President Barack Obama says his goal is to “degrade and ultimately destroy” the self-styled caliphate. If anything, the caliphate appears to have had a significant military upgrade, judging from reports of the quantity of US-made equipment captured from the fleeing Iraqi government forces. Not least, this setback has weakened the position of Haider al-Abadi, the more inclusive Prime Minister who was strongly backed by Washington after the divisive pro-Shia and pro-Iranian policies of his predecessor, Nouri al-Maliki.

Eight years ago, as the war after the US invasion of 2003 was winding down, Anbar played a vital part in stabilising Iraq, as its Sunni tribal leaders turned on the militants. George W Bush’s troop surge consolidated that process. Thereafter, however, Mr Maliki’s policies steadily alienated the Sunni sheikhs from the Shia-run government in Baghdad.

Now those same Shia militias who last month led the recapture of Tikrit, Saddam Hussein’s old stronghold, are regathering near Ramadi in preparation for a similar, but perhaps even bloodier, assault. They will work with official Iraqi troops and in co-ordination, it is to be presumed, with increased US air strikes. But it is anything but clear whether the militias will ultimately answer to Baghdad or Tehran. Either way though, Washington will find itself once again in tacit alliance against a common foe with its long-time strategic adversary Iran.

And even success may backfire. A Shia victory in Ramadi may simply widen Iraq’s sectarian divisions. Iran’s already considerable influence over Iraqi affairs would be seen to grow, and thus perhaps intensify the Sunni resentment that largely enabled Isis’s takeover of Anbar province in the first place.

All of which poses a hideously complex dilemma for the US. It risks seeing the country where it fought a long and deeply unpopular war sliding completely into the orbit of Iran (with whom, lest it be forgotten, Washington is simultaneously trying to nail down a historic nuclear deal). Meanwhile, Mr Obama’s refusal to help anti-Assad rebels in Syria, and his perceived failure to roll back the influence of Iran in Iraq, has soured relations with the US’s traditional Sunni allies, notably Saudi Arabia and Egypt.

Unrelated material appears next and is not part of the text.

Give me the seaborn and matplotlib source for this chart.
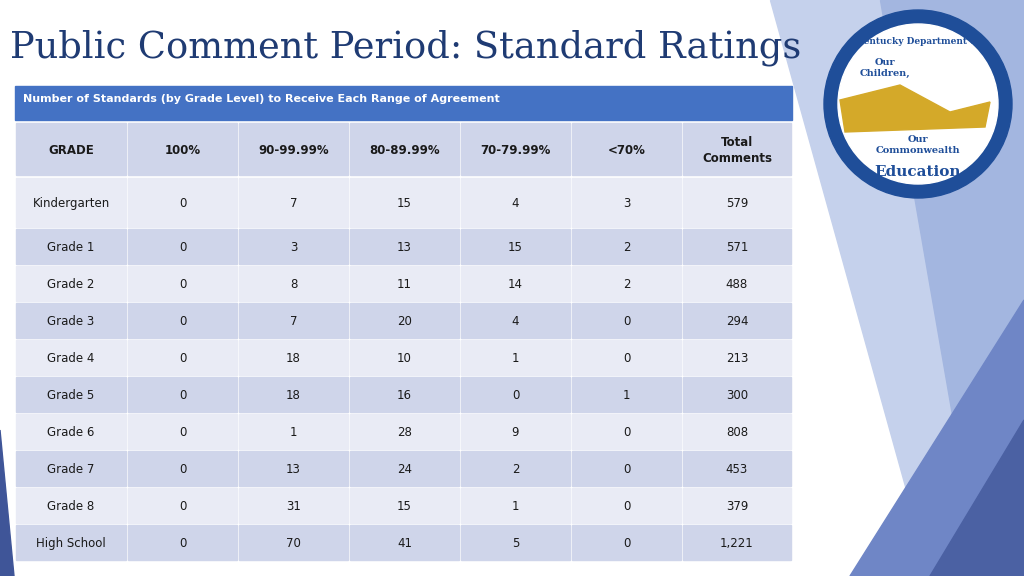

Inevitably, the pressure on the President to step in more decisively is growing. Yet the last thing most Americans want is for the US to become involved in another full-scale war in the Middle East. For proof, consider the 2016 Republican presidential candidates – almost all favouring a more assertive US policy overseas – who now queue up to say how they would have opposed the 2003 invasion, had they known the facts about Saddam’s non-existent WMD.

However, the arguments for increased American involvement in this new Iraq war are hard to resist. Should Mr Obama have kept US forces in Iraq after 2011? With the benefit of hindsight, the answer is surely yes. But there are ways to reverse course short of a land war: more air strikes and special operations and stepped-up cyber warfare. A melancholy phrase echoes down the years. “If you break it, you own it,” Colin Powell, then Secretary of State, warned President Bush before the 2003 invasion. Iraq was duly broken, and remains broken. In a moral sense, the US still owns it.